A graça da Hilda é que ela tem muita coisa, 25 livros de poesia. Mas isso flutua, porque ela eliminou alguns livros ou alguns poemas de livros [entre outras intervenções]. É complicado organizar uma obra dessas porque a própria Hilda a norteou de diferentes formas. Mas no livro que estamos lançando tem tudo dela, inclusive o Bufólicas, que completa a tetralogia obscena [também composta por três livros de prosa: O caderno rosa de Lori Lamby, Contos d'escárnio e textos grotescos e Cartas um sedutor]. Ano que vem lançaremos a prosa completa, que eu também vou editar.
O lançamento da poesia completa de Hilda Hilst vem com posfácio, entrevista e algumas declarações de Lygia Fagundes Telles sobre a autora. Se compararmos com a edição da Biblioteca Azul, coordenada por Alcir Pécora, a de vocês não me parece se preocupar tanto em ofertar uma interpretação mais elaborada da obra de Hilst, mas sim em apresentá-la e mostrar a importância dela ao leitor. Pode comentar o viés escolhido para abordar a autora nessa edição?
Interessante você falar do Alcir. Quando pensamos a forma de apresentar ao leitor a poesia da Hilda, se apresentou uma questão, que é o fato da Hilda ter sido publicada por editoras pequenas, tiragens pequenas, pouca venda. Mas já tinha um terreno trilhado para a poesia dela, que foi o do Alcir. A reedição que ele coordenou é diferente da nossa – nós publicamos de forma cronológica, ele seguiu por eixos temáticos. E ele começou a fazer isso em 2001, quando a obra dela era pouco conhecida. Se hoje vemos a explosão de trabalhos acadêmicos, de textos críticos sobre a Hilda, é porque houve uma preparação do campo. O Alcir é consistente. E fez isso com a Hilda viva, e ela gostava das ideias dele. Também conversei com ele [durante o processo de edição].
Por que lançar Hilda Hilst em um volume único, e não em volumes separados, como a obra de Ferreira Gullar, por exemplo?
Vamos publicar alguns volumes avulsos dentro da coleção Poesia de bolso, que também tem livros do Leminski, da Ana C. E do Waly Salomão. Mas não definimos ainda qual será o primeiro título dela a ser lançado. Isso de ser publicado em um volumão… a Hilda vem na esteira do Leminski e da Ana C. É um filão que virou chamariz para quem quer conhecer a obra desses poetas ou já tem os livros avulsos, mas quer um volume único.

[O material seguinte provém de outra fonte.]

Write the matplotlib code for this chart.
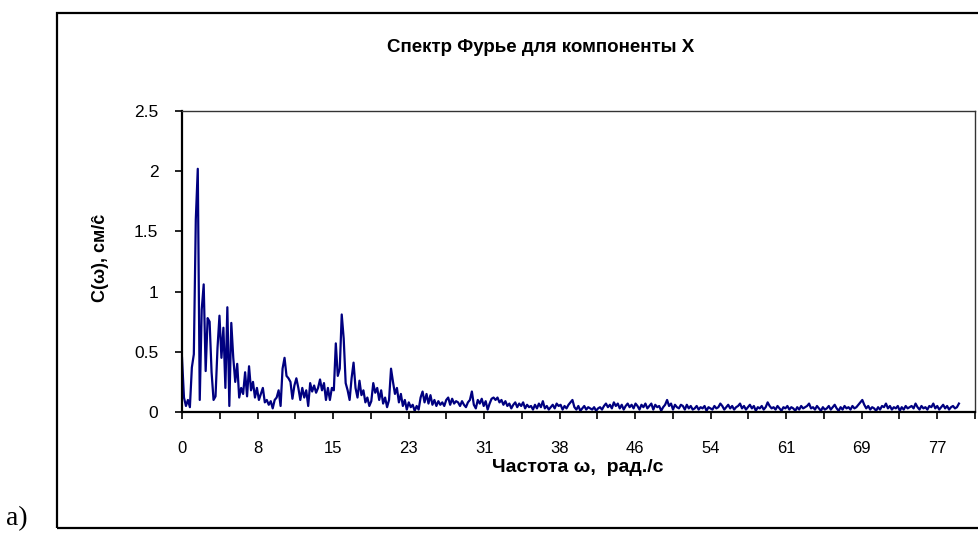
import numpy as np
import matplotlib
matplotlib.use("Agg")
import matplotlib.pyplot as plt
from matplotlib.patches import Rectangle

# spectrum C(w), one value every 0.2 rad/s
omega_step = 0.2
c_x = [
    0.45, 0.12, 0.05, 0.10, 0.04, 0.37, 0.48, 1.60, 2.02, 0.10,
    0.85, 1.06, 0.34, 0.78, 0.75, 0.33, 0.10, 0.13, 0.53, 0.80,
    0.45, 0.70, 0.20, 0.87, 0.05, 0.74, 0.45, 0.25, 0.40, 0.12,
    0.20, 0.15, 0.33, 0.13, 0.38, 0.18, 0.25, 0.12, 0.20, 0.10,
    0.15, 0.20, 0.08, 0.10, 0.06, 0.09, 0.03, 0.10, 0.12, 0.18,
    0.05, 0.36, 0.45, 0.30, 0.28, 0.25, 0.11, 0.22, 0.28, 0.20,
    0.10, 0.20, 0.12, 0.18, 0.05, 0.24, 0.17, 0.22, 0.16, 0.20,
    0.27, 0.18, 0.24, 0.10, 0.20, 0.10, 0.20, 0.18, 0.57, 0.30,
    0.36, 0.81, 0.61, 0.24, 0.18, 0.10, 0.28, 0.41, 0.20, 0.12,
    0.26, 0.14, 0.18, 0.08, 0.12, 0.05, 0.09, 0.24, 0.16, 0.20,
    0.10, 0.18, 0.07, 0.12, 0.04, 0.10, 0.36, 0.25, 0.15, 0.20,
    0.08, 0.15, 0.05, 0.10, 0.02, 0.08, 0.04, 0.06, 0.01, 0.05,
    0.02, 0.12, 0.17, 0.08, 0.15, 0.07, 0.14, 0.06, 0.10, 0.05,
    0.09, 0.06, 0.08, 0.05, 0.10, 0.12, 0.06, 0.11, 0.07, 0.09,
    0.08, 0.05, 0.09, 0.06, 0.04, 0.08, 0.10, 0.17, 0.06, 0.03,
    0.10, 0.07, 0.11, 0.05, 0.09, 0.02, 0.07, 0.11, 0.12, 0.10,
    0.12, 0.08, 0.10, 0.06, 0.09, 0.05, 0.07, 0.03, 0.06, 0.08,
    0.04, 0.07, 0.05, 0.08, 0.03, 0.06, 0.04, 0.05, 0.02, 0.06,
    0.03, 0.07, 0.04, 0.09, 0.03, 0.05, 0.02, 0.04, 0.06, 0.03,
    0.07, 0.05, 0.06, 0.02, 0.05, 0.03, 0.06, 0.08, 0.10, 0.04,
    0.02, 0.05, 0.01, 0.03, 0.05, 0.02, 0.04, 0.03, 0.02, 0.04,
    0.01, 0.03, 0.04, 0.02, 0.05, 0.07, 0.04, 0.06, 0.03, 0.08,
    0.05, 0.07, 0.03, 0.06, 0.02, 0.05, 0.07, 0.04, 0.06, 0.03,
    0.07, 0.05, 0.02, 0.06, 0.04, 0.07, 0.03, 0.05, 0.07, 0.02,
    0.06, 0.04, 0.05, 0.01, 0.04, 0.06, 0.10, 0.05, 0.07, 0.02,
    0.06, 0.04, 0.03, 0.06, 0.05, 0.02, 0.06, 0.03, 0.05, 0.02,
    0.03, 0.05, 0.02, 0.04, 0.03, 0.05, 0.01, 0.04, 0.03, 0.02,
    0.05, 0.03, 0.04, 0.07, 0.05, 0.02, 0.04, 0.06, 0.03, 0.05,
    0.02, 0.04, 0.05, 0.07, 0.03, 0.05, 0.02, 0.04, 0.06, 0.03,
    0.05, 0.01, 0.04, 0.03, 0.05, 0.02, 0.04, 0.08, 0.05, 0.03,
    0.04, 0.02, 0.05, 0.03, 0.01, 0.04, 0.03, 0.05, 0.02, 0.04,
    0.03, 0.01, 0.04, 0.02, 0.05, 0.03, 0.04, 0.05, 0.07, 0.03,
    0.04, 0.02, 0.05, 0.03, 0.01, 0.04, 0.02, 0.03, 0.05, 0.02,
    0.04, 0.06, 0.03, 0.01, 0.04, 0.02, 0.05, 0.03, 0.04, 0.02,
    0.05, 0.03, 0.04, 0.06, 0.08, 0.10, 0.06, 0.03, 0.05, 0.02,
    0.04, 0.03, 0.01, 0.04, 0.02, 0.05, 0.04, 0.07, 0.03, 0.05,
    0.02, 0.04, 0.03, 0.05, 0.01, 0.04, 0.02, 0.05, 0.03, 0.04,
    0.05, 0.03, 0.07, 0.04, 0.02, 0.05, 0.03, 0.04, 0.02, 0.05,
    0.04, 0.07, 0.03, 0.05, 0.02, 0.04, 0.06, 0.03, 0.05, 0.02,
    0.04, 0.05, 0.03, 0.04, 0.07,
]
# category labels shown on the axis (Excel shows every 2nd tick label)
x_tick_step = 7.66
x_tick_labels = ["0", "8", "15", "23", "31", "38", "46", "54", "61", "69", "77"]
y_ticks = [0, 0.5, 1, 1.5, 2, 2.5]
y_tick_labels = ["0", "0.5", "1", "1.5", "2", "2.5"]

W, H = 979, 542
fig = plt.figure(figsize=(W / 100, H / 100), dpi=100)
fig.patch.set_facecolor("white")
plt.rcParams["font.family"] = ["Liberation Sans", "DejaVu Sans"]

# plot area in pixels: x 182..975, y 111..412
ax = fig.add_axes([182 / W, 1 - 412 / H, (975 - 182) / W, (412 - 111) / H])

omega = np.arange(len(c_x)) * omega_step
ax.plot(omega, c_x, color="#000080", lw=1.6)

ax.set_xlim(0, 78.9)
ax.set_ylim(0, 2.5)

major = np.arange(len(x_tick_labels)) * x_tick_step
ax.set_xticks(major)
ax.set_xticklabels(x_tick_labels)
ax.set_xticks(major + x_tick_step / 2, minor=True)
ax.set_yticks(y_ticks)
ax.set_yticklabels(y_tick_labels)

ax.tick_params(axis="x", which="both", direction="out", length=5, width=1.2,
               pad=16, labelsize=12, color="black")
ax.tick_params(axis="y", direction="out", length=5, width=1.2, pad=12,
               labelsize=12.5)

for side in ["left", "bottom"]:
    ax.spines[side].set_linewidth(1.6)
    ax.spines[side].set_color("black")
for side in ["top", "right"]:
    ax.spines[side].set_linewidth(1.0)
    ax.spines[side].set_color("#333333")

# texts
fig.text(541 / W, 1 - 48 / H, "Спектр Фурье для компоненты X",
         ha="center", va="center", fontsize=13.5, fontweight="bold")
fig.text(578 / W, 1 - 467 / H, "Частота ω,  рад./с",
         ha="center", va="center", fontsize=14, fontweight="bold")
fig.text(101 / W, 1 - 258 / H, "C(ω), см/ĉ", rotation=90,
         ha="center", va="center", fontsize=13, fontweight="bold")
fig.text(17 / W, 1 - 519 / H, "а)", ha="center", va="center",
         fontsize=20, family=["Liberation Serif", "DejaVu Serif"])

# chart frame (right edge is cut off in the source)
frame = Rectangle((57 / W, 1 - 528 / H), 1.0, (528 - 13) / H,
                  transform=fig.transFigure, fill=False, lw=1.6,
                  edgecolor="black", clip_on=False)
fig.patches.append(frame)

fig.savefig("out.png", dpi=100)
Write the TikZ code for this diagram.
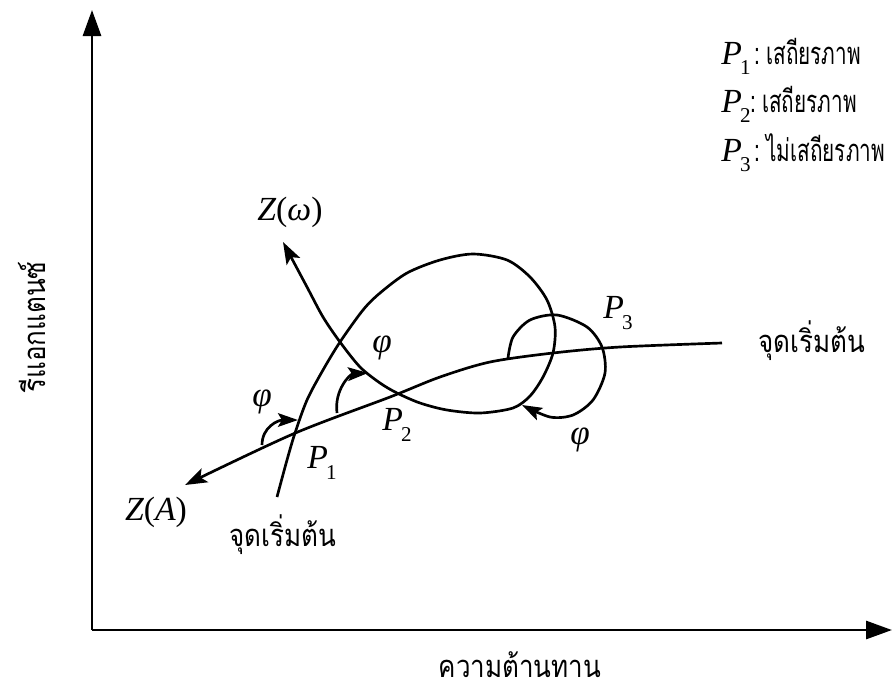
\documentclass[tikz,border=0pt]{standalone}
\usepackage{fontspec}
\usepackage{tikz}
\usetikzlibrary{arrows.meta, positioning, calc}
\newfontfamily\thaifont[Script=Thai, FakeStretch=0.84]{Loma}
\newfontfamily\thaileg[Script=Thai, FakeStretch=0.67]{Loma}
\newfontfamily\latinfont{Liberation Serif}
\newcommand{\ivar}[1]{{\latinfont\itshape #1}}
\newcommand{\Pidx}[1]{\ivar{P}\kern-0.05em\raisebox{-0.32em}{\latinfont\fontsize{15}{17}\selectfont #1}}
\newcommand{\Zof}[1]{{\latinfont\fontsize{24}{28}\selectfont\ivar{Z}(\ivar{#1})}}
\newcommand{\angphi}{{\latinfont\fontsize{25}{28}\selectfont\itshape φ}}
\newcommand{\legP}[1]{{\latinfont\fontsize{24}{28}\selectfont\Pidx{#1}}}
\tikzset{
	axisline/.style ={line width=2pt, -{Triangle[length=0.65cm, width=0.45cm]}},
	locusarrow/.style={line width=1.9pt, -{Stealth[length=0.55cm, width=0.38cm, inset=0.12cm]}},
	angarrow/.style ={line width=1.9pt, -{Stealth[length=0.5cm, width=0.34cm, inset=0.1cm]}},
	lbl/.style      ={inner sep=1pt},
	mlbl/.style     ={inner sep=1pt, font=\latinfont\fontsize{24}{28}\selectfont},
	leg/.style      ={inner sep=0pt, anchor=base west, font=\thaileg\fontsize{22}{26}\selectfont},
}

\begin{document}
\begin{tikzpicture}[x=0.025cm, y=-0.025cm, font=\thaifont\fontsize{22}{26}\selectfont]
	\useasboundingbox (0,0) rectangle (892,692);
	% axes
	\coordinate (o) at (92,630);
	\coordinate (ytip) at (92,10);
	\coordinate (xtip) at (892,630);
	\draw[axisline] (o) -- (ytip);
	\draw[axisline] (o) -- (xtip);
	\node[lbl, rotate=90] (ylab) at (32,327) {รีแอกแตนซ์};
	\node[lbl, anchor=base] (xlab) at (520,677) {ความต้านทาน};
	% legend
	\node[leg] (leg1) at (721,64) {\legP{1}\kern3pt:\kern4pt เสถียรภาพ};
	\node[leg] (leg2) at (721,112) {\legP{2}:\kern4pt เสถียรภาพ};
	\node[leg] (leg3) at (721,161) {\legP{3}\kern3pt:\kern4pt ไม่เสถียรภาพ};
	% loci
	\coordinate (a0) at (722,343);
	\coordinate (atip) at (185,485);
	\coordinate (w0) at (277,497);
	\coordinate (wtip) at (283,242);
	\draw[locusarrow] plot[smooth] coordinates {(a0) (620,347) (553,353) (490,362) (440,377) (390,397) (293,434) (atip)};
	\draw[locusarrow] plot[smooth] coordinates {(w0) (287,460) (295,433) (307,400) (323,370) (340,342) (363,310) (380,293) (407,273) (440,260) (473,254) (507,260) (530,277) (547,300) (555,327) (553,353) (543,377) (530,396) (513,408) (480,413) (447,410) (420,403) (397,393) (380,383) (360,367) (340,342) (323,317) (307,287) (wtip)};
	\node[mlbl] (za) at (156,512) {\Zof{A}};
	\node[mlbl] (zw) at (290,212) {\Zof{ω}};
	\node[lbl] (s1) at (283,535) {จุดเริ่มต้น};
	\node[lbl, anchor=west] (s2) at (757,341) {จุดเริ่มต้น};
	% angles
	\coordinate (f1a) at (262,445);
	\coordinate (f1b) at (298,420);
	\coordinate (f2a) at (337,413);
	\coordinate (f2b) at (368,373);
	\coordinate (f3a) at (508,358);
	\coordinate (f3b) at (522,405);
	\draw[angarrow] (f1a) .. controls (262,427) and (278,420) .. (f1b);
	\draw[angarrow] (f2a) .. controls (334,390) and (350,374) .. (f2b);
	\draw[angarrow] plot[smooth] coordinates {(f3a) (513,337) (530,320) (557,315) (587,327) (602,347) (605,373) (593,400) (573,415) (550,417) (f3b)};
	\node[mlbl] (p1) at (322,463) {\Pidx{1}};
	\node[mlbl] (p2) at (397,425) {\Pidx{2}};
	\node[mlbl] (p3) at (618,313) {\Pidx{3}};
	\node[lbl] (phi1) at (262,402) {\angphi};
	\node[lbl] (phi2) at (382,348) {\angphi};
	\node[lbl] (phi3) at (580,440) {\angphi};
\end{tikzpicture}
\end{document}
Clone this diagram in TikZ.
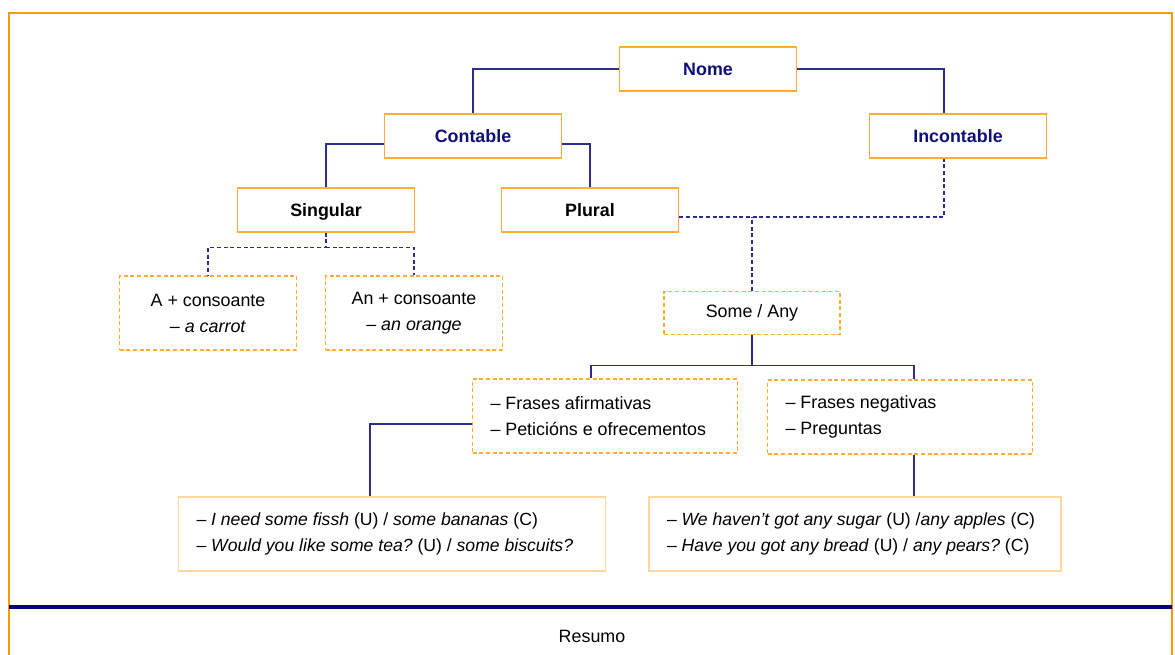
\documentclass[tikz,border=0pt]{standalone}
\usepackage{fontspec}
\setmainfont{Liberation Sans}
\definecolor{boxorange}{RGB}{255,172,55}
\definecolor{frameorange}{RGB}{255,153,0}
\definecolor{peach}{RGB}{255,215,160}
\definecolor{navyline}{RGB}{45,45,140}
\definecolor{navytext}{RGB}{15,15,120}
\definecolor{navybar}{RGB}{0,0,128}
\frenchspacing

\begin{document}
\begin{tikzpicture}[x=0.75pt,y=-0.75pt,line width=0.9pt,
		every node/.style={font=\fontsize{13.4}{19.5}\selectfont},
		main node/.style={rectangle,draw=boxorange,line width=1.1pt,minimum width=132.75pt,
			minimum height=33pt,text height=9.7pt,text depth=0pt,
			font=\fontsize{13.4}{16}\selectfont\bfseries},
		dash node/.style={rectangle,draw=boxorange,line width=1pt,dash pattern=on 3pt off 2pt,
			minimum height=55.5pt,align=center},
		list node/.style={dash node,inner xsep=13.5pt,align=flush left},
		example node/.style={rectangle,draw=peach,line width=1.1pt,minimum height=55.5pt,
			inner xsep=13.5pt,align=flush left,font=\fontsize{13.2}{19.5}\selectfont},
		link/.style={draw=navyline},
		dash link/.style={draw=navyline,dash pattern=on 3pt off 2pt}]

		\useasboundingbox (0,0) rectangle (1175,655);

		% frame and bottom bar
		\draw[frameorange,line width=1.6pt] (9,655) -- (9,13) -- (1172,13) -- (1172,655);
		\draw[navybar,line width=3pt] (9,607) -- (1172,607);

		\node[main node,text=navytext] (1) at (708,69) {Nome};
		\node[main node,text=navytext] (2) at (473,136) {Contable};
		\node[main node,text=navytext] (3) at (958,136) {Incontable};
		\node[main node] (4) at (326,210) {Singular};
		\node[main node] (5) at (590,210) {Plural};
		\node[dash node,minimum width=132.75pt] (6) at (208,313) {A + consoante\\ – \textit{a carrot}};
		\node[dash node,minimum width=132.75pt] (7) at (414,313) {An + consoante\\ – \textit{an orange}};
		\node[dash node,minimum width=132pt,minimum height=32.25pt] (8) at (752,313) {Some / Any};
		\node[list node,text width=171.75pt] (9) at (605,416) {– Frases afirmativas\\ – Peticións e ofrecementos};
		\node[list node,text width=171.75pt] (10) at (900,417) {– Frases negativas\\ – Preguntas};
		\node[example node,text width=293.25pt] (11) at (392,534)
			{– \textit{I need some fissh} (U) / \textit{some bananas} (C)\\
			 – \textit{Would you like some tea?} (U) / \textit{some biscuits?}};
		\node[example node,text width=282pt] (12) at (855,534)
			{– \textit{We haven't got any sugar} (U) /\textit{any apples} (C)\\
			 – \textit{Have you got any bread} (U) / \textit{any pears?} (C)};
		\node (13) at (592,636) {Resumo};

		% solid links
		\draw[link] (1.west) -| (2.north);
		\draw[link] (1.east) -| ([xshift=-10.5pt]3.north);
		\draw[link] ([yshift=-6pt]2.west) -| (4.north);
		\draw[link] ([yshift=-6pt]2.east) -| (5.north);
		\draw[link] (8.south) -- ++(0,30) coordinate (t) -| ([xshift=-10.5pt]9.north);
		\draw[link] (t) -| ([xshift=10.5pt]10.north);
		\draw[link] ([yshift=-6pt]9.west) -| ([xshift=-16.5pt]11.north);
		\coordinate (n) at ([xshift=10.5pt]10.south);
		\draw[link] (n) -- (n |- 12.north);

		% dashed links
		\draw[dash link] (4.south) -- ++(0,15) coordinate (s) -| (6.north);
		\draw[dash link] (s) -| (7.north);
		\coordinate (p) at ([yshift=-5.25pt]5.east);
		\draw[dash link] (p) -| ([xshift=-10.5pt]3.south);
		\draw[dash link] (8.north) -- (8.north |- p);
\end{tikzpicture}
\end{document}
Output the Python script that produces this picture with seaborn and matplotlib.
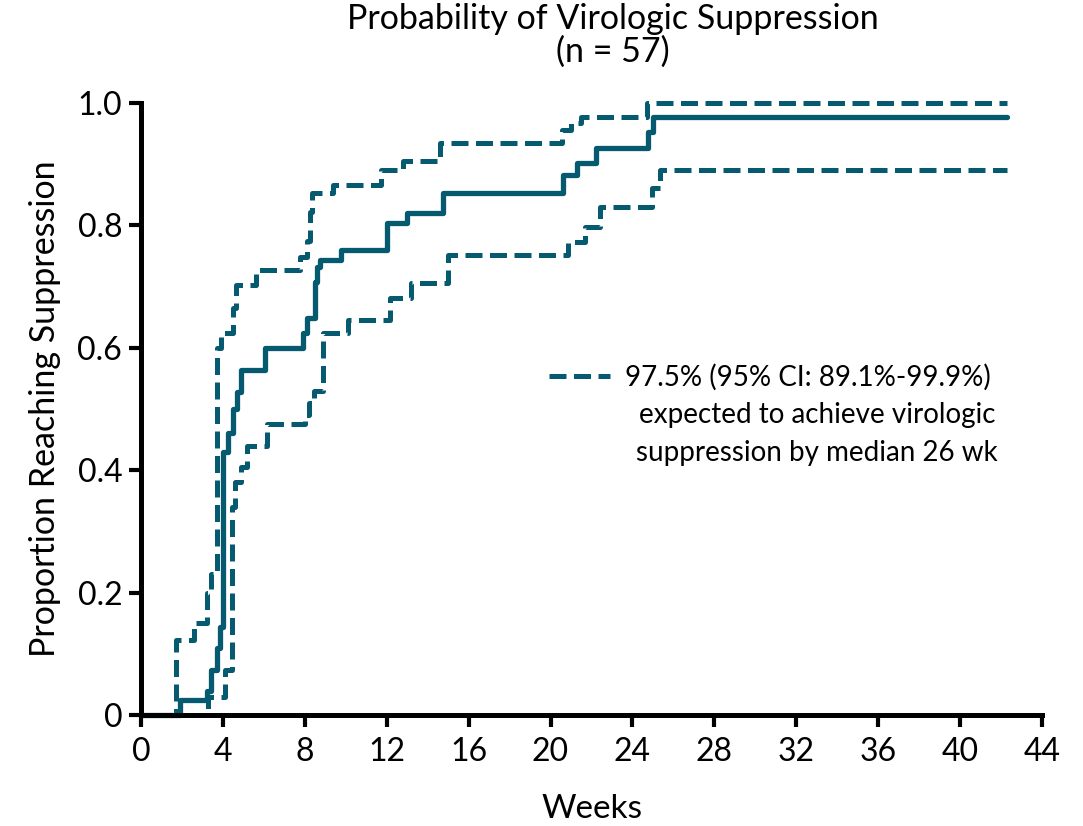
import matplotlib
matplotlib.use("Agg")
import matplotlib.pyplot as plt
from matplotlib.lines import Line2D
import seaborn as sns
import pandas as pd

# Kaplan-Meier style cumulative probability of reaching virologic suppression
est_weeks = [0, 1.9, 3.2, 3.4, 3.7, 3.85, 4.0, 4.25, 4.5, 4.7, 4.9, 6.05, 7.9, 8.1,
             8.5, 8.6, 8.75, 9.75, 12.0, 13.0, 14.75, 20.6, 21.3, 22.2, 24.75, 25.0,
             42.3]
est_prop = [0, 0.025, 0.04, 0.074, 0.11, 0.144, 0.43, 0.46, 0.50, 0.528, 0.564,
            0.60, 0.625, 0.649, 0.707, 0.732, 0.743, 0.76, 0.804, 0.82, 0.853,
            0.882, 0.902, 0.926, 0.953, 0.977, 0.977]

upper_weeks = [0, 1.7, 2.6, 3.2, 3.4, 3.7, 3.9, 4.5, 4.65, 5.6, 7.76, 8.1, 8.25,
               8.35, 9.4, 11.7, 12.8, 14.6, 20.55, 21.0, 21.5, 24.7, 42.3]
upper_prop = [0, 0.122, 0.15, 0.20, 0.23, 0.60, 0.625, 0.665, 0.703, 0.727, 0.748,
              0.775, 0.822, 0.853, 0.866, 0.89, 0.905, 0.935, 0.956, 0.968, 0.977,
              1.0, 1.0]

lower_weeks = [0, 3.25, 4.1, 4.45, 4.6, 4.9, 5.2, 6.15, 8.0, 8.2, 8.45, 8.9, 10.1,
               12.15, 13.2, 15.0, 20.85, 21.7, 22.4, 24.95, 25.35, 42.3]
lower_prop = [0, 0.03, 0.074, 0.34, 0.38, 0.405, 0.44, 0.475, 0.49, 0.51, 0.53,
              0.625, 0.645, 0.681, 0.706, 0.752, 0.773, 0.797, 0.83, 0.861, 0.89,
              0.89]

x_ticks = list(range(0, 45, 4))
y_ticks = [0, 0.2, 0.4, 0.6, 0.8, 1.0]
y_tick_labels = ["0", "0.2", "0.4", "0.6", "0.8", "1.0"]

title_text = "Probability of Virologic Suppression\n(n = 57)"
legend_label = "97.5% (95% CI: 89.1%-99.9%)"
legend_note = ["expected to achieve virologic", "suppression by median 26 wk"]

TEAL = "#055a70"

sns.set_theme(style="ticks")
plt.rcParams["font.family"] = ["Lato", "DejaVu Sans"]

fig = plt.figure(figsize=(10.83, 8.26), dpi=100)
ax = fig.add_axes([141 / 1083, 1 - 715 / 826, (1042 - 141) / 1083, (715 - 103) / 826])

est = pd.DataFrame({"week": est_weeks, "prop": est_prop})
upper = pd.DataFrame({"week": upper_weeks, "prop": upper_prop})
lower = pd.DataFrame({"week": lower_weeks, "prop": lower_prop})

dash = (3.4, 1.5)
sns.lineplot(data=upper, x="week", y="prop", ax=ax, drawstyle="steps-post",
             estimator=None, color=TEAL, lw=3.6, clip_on=False)
sns.lineplot(data=lower, x="week", y="prop", ax=ax, drawstyle="steps-post",
             estimator=None, color=TEAL, lw=3.6, clip_on=False)
sns.lineplot(data=est, x="week", y="prop", ax=ax, drawstyle="steps-post",
             estimator=None, color=TEAL, lw=3.8, clip_on=False)
for ln in ax.lines[:2]:
    ln.set_linestyle((0, dash))

ax.set_xlim(0, 44)
ax.set_ylim(0, 1.0)
ax.set_xticks(x_ticks)
ax.set_xticklabels([str(t) for t in x_ticks])
ax.set_yticks(y_ticks)
ax.set_yticklabels(y_tick_labels)

for side in ("top", "right"):
    ax.spines[side].set_visible(False)
for side in ("left", "bottom"):
    ax.spines[side].set_linewidth(3.6)
    ax.spines[side].set_color("black")
    ax.spines[side].set_capstyle("projecting")
ax.tick_params(axis="both", length=8.5, width=3, color="black",
               labelsize=23, labelcolor="black")
ax.tick_params(axis="x", pad=7)
ax.tick_params(axis="y", pad=5)

ax.set_xlabel("Weeks", fontsize=24, labelpad=20, color="black")
ax.set_ylabel("Proportion Reaching Suppression", fontsize=24.5, labelpad=12,
              color="black")

fig.text(613 / 1083, 1 - 3 / 826, title_text, ha="center", va="top",
         fontsize=24.5, linespacing=1.02, color="black")

handle = Line2D([], [], color=TEAL, lw=3.6, linestyle=(0, dash))
leg = ax.legend([handle], [legend_label], loc="center left",
                bbox_to_anchor=((549 - 141) / 901, (715 - 377) / 612),
                frameon=False, fontsize=20, handlelength=2.2, handletextpad=0.55,
                borderaxespad=0, borderpad=0, labelcolor="black")
for line_text, y_px in zip(legend_note, (415, 453)):
    ax.text((817 - 141) / 901, (715 - y_px) / 612, line_text, transform=ax.transAxes,
            ha="center", va="center", fontsize=20, color="black")

fig.savefig("out.png", dpi=100)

“Da poesia” é mais um lançamento da Companhia das Letras e leva à discussão do “poesia não vende” – muitos argumentam sobre a falácia dessa afirmação e pontuam, entre outras coisas, que o fato de editoras investirem mais em poetas é um sinal de que poesia vende, sim. Como você, poeta e editora de uma grande casa, enxerga essa discussão?
Então, não vou dizer que é um sucesso de vendas. Depende muito. Mas poesia tem leitores, tem público, sim. Claro que comparar a venda de um livro de poesia com um best-seller de romance não tem muito sentido, salvo exceções como o Leminski. Engraçado que, na época em que eu trabalhava numa livraria – foi meu primeiro emprego –, me disseram que a estante de poesia era a que [os leitores] mais mexiam e da qual menos levavam. Mas acho que é uma questão de mercado trabalhar esses lançamentos. Claro que, comparando com prosa, é outro patamar; mas está tudo bem que não se venda tanto quanto um best-seller. E é interessante, também, ver o surgimento de pequenas editoras, como a Luna Parque, que são muito procuradas pelos leitores. Estou muito otimista.